As parties roll out populist policies ahead of the election in May, the NESDC says the government needs to revamp the tax structure, particularly with regards to personal income tax, to reduce the widening income gap and support higher spending in the future.
According to the government's think tank, the government has collected a low amount of personal income tax in recent years. During the period 2013-2021, revenue from personal income tax accounted for only 2.09% of GDP on average, which is low compared with an average of 8.3% for countries in the Organisation for Economic Co-operation and Development (OECD).
Thailand has a proportion of personal income tax to total tax revenue of 12.3%, lower than the average of 24.5% of Malaysia, Singapore and G20 member countries excluding the US. A crucial problem in the current tax system is the large number of tax deduction incentives for high-income earners in Thailand.
In 2021, tax deductions cost the state more than 110 billion baht, representing 51.8% of personal income tax collected that year. It will take more time for the government to balance its budget in the future if the tax structure is not revamped and expenses adjusted to increase state revenue.

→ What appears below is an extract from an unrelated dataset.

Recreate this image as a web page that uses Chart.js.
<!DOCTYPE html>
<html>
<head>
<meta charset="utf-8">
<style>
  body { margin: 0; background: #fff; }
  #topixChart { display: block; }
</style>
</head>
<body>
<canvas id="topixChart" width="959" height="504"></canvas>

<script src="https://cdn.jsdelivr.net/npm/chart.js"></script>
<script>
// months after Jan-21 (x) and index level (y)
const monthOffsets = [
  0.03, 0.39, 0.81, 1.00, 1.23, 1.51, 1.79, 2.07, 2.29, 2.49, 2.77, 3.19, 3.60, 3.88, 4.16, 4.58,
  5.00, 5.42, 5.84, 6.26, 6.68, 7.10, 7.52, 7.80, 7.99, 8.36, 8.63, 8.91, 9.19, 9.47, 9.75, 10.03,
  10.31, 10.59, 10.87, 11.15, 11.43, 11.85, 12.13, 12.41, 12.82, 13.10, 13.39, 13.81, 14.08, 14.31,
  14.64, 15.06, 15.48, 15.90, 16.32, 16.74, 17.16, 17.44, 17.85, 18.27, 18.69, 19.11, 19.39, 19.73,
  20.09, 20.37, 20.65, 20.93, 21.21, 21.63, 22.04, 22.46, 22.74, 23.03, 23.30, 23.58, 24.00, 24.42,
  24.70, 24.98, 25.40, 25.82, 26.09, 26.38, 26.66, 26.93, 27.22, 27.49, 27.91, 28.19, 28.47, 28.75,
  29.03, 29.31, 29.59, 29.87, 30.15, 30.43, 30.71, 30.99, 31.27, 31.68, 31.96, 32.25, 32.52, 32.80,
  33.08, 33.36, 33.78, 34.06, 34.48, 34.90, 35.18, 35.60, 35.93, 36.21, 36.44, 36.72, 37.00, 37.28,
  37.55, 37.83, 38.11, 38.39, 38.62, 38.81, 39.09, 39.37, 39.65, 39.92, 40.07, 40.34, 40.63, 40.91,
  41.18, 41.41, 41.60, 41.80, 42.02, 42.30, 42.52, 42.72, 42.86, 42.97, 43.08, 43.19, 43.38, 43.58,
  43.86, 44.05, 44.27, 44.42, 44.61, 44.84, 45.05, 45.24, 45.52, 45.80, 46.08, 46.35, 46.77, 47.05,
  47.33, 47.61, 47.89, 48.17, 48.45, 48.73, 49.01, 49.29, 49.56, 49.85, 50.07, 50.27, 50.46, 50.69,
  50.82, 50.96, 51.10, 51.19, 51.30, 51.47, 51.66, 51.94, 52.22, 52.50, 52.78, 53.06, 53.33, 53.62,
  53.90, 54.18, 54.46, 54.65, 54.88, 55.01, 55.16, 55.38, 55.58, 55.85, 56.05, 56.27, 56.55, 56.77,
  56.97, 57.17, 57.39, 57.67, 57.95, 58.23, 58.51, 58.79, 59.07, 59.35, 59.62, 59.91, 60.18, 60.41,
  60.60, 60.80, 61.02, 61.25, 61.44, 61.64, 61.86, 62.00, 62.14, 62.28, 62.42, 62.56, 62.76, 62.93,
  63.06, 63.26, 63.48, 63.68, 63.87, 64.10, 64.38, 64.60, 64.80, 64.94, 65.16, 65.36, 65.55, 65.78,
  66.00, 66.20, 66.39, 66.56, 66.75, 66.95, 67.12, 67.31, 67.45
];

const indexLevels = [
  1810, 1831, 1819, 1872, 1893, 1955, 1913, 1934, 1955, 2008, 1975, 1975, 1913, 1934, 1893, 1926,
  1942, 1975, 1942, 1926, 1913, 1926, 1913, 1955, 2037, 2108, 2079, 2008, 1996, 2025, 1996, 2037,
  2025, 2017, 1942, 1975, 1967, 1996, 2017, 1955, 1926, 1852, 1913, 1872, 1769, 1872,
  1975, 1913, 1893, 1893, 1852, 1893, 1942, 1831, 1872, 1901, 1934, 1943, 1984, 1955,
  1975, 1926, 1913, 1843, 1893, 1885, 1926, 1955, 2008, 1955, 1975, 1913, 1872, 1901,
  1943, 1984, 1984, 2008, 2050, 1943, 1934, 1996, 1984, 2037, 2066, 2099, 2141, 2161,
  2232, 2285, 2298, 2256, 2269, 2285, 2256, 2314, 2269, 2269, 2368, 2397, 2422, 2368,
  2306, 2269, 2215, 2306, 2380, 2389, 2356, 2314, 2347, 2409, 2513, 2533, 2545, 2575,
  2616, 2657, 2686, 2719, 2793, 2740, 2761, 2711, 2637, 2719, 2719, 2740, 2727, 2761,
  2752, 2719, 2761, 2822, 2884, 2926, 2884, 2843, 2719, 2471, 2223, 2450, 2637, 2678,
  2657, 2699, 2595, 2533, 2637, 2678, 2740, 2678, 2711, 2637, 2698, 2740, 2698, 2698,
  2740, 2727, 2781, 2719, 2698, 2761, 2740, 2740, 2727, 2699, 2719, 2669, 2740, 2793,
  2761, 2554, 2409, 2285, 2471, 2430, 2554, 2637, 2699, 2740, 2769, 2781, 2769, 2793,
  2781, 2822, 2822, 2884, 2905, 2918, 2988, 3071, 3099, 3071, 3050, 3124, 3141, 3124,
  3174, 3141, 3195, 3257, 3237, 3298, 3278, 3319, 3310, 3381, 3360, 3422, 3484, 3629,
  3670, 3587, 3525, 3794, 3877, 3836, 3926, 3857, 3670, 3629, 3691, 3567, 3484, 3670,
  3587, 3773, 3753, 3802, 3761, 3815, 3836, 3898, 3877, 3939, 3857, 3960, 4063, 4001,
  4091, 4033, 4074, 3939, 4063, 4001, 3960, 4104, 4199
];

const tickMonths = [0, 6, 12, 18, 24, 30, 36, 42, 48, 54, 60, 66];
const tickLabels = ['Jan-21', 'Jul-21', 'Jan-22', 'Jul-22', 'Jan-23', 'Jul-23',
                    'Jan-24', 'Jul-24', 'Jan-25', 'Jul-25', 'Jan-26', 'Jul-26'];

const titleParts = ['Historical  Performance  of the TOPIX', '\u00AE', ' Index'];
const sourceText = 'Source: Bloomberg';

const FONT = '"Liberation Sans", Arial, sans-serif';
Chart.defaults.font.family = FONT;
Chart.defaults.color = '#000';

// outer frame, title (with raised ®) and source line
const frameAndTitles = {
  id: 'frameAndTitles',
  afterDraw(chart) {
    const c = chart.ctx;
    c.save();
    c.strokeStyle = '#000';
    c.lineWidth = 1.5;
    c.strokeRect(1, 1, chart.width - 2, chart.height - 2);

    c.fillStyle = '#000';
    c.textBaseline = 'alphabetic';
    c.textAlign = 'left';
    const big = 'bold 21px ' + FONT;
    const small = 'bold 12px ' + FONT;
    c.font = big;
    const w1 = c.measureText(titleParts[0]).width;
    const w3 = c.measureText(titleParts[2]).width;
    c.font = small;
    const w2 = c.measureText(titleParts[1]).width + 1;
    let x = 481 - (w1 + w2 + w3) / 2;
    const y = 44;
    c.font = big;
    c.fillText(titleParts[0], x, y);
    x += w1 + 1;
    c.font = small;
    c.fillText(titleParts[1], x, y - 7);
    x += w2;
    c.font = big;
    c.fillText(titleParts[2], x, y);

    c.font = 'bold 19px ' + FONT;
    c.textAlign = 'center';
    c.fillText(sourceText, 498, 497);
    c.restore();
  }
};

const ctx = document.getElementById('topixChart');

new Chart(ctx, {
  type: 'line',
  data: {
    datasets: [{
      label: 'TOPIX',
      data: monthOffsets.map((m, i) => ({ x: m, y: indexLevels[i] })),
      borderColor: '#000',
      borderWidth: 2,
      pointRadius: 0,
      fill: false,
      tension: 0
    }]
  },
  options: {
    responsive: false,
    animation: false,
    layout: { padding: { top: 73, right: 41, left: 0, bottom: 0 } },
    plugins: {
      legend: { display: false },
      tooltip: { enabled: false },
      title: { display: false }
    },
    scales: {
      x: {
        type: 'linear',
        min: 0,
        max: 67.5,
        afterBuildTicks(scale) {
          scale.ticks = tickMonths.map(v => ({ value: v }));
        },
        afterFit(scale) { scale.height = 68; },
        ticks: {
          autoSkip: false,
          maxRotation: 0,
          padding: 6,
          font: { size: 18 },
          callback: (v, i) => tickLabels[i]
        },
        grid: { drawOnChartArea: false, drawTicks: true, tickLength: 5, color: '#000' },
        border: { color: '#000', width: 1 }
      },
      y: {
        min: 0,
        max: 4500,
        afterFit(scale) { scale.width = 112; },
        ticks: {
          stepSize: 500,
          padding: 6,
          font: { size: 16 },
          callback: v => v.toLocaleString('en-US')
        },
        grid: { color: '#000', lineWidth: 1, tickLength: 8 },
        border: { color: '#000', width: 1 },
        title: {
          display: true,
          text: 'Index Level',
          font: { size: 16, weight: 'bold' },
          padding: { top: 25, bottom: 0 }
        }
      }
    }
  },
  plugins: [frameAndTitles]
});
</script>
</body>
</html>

In 2012-2013, during the Yingluck Shinawatra administration, Thailand's tax system underwent a major overhaul. The key changes included reducing the corporate income tax rate to 20% from 30%, and cutting the maximum rate of personal income tax to 35% from 37%, as well as increasing tax deductions for personal income taxes.
The changes have widened opportunities for high-income earners to gain tax rebate benefits more than it has lower-income ones.
Currently, taxpayers can claim deductions on contributions to the Social Security Fund and provident funds, prenatal care and the care of dependent children and parents, as well as investments in retirement and long-term savings funds, life insurance and health insurance.
Thailand imposes a progressive tax system but, practically, high-income earners receive disproportionately greater benefits from tax deduction schemes, and some even enjoying regressive taxes.
One study shows that a high-income earner with an annual net income of more than 20 million baht can enjoy a tax rebate of almost 400,000 baht due to deduction incentives, while an earner with an annual income slightly above two million baht can receive a tax rebate of up to 70,000 baht. For an earner with an annual income of between 300,000 and 500,000 baht, the maximum tax rebate they can gain is just 7,500 baht.
The NESDC's proposed restructuring of the tax system should be taken into consideration by any party that wins the election and forms the next government.
Thailand needs tax restructuring to bridge the income gap. However, to do so, data on taxpayers and the proportion of taxes paid by different income groups must be taken into account.
Any change must be fair to all income groups and not burden middle-income earners -- the largest taxpayer group in the country.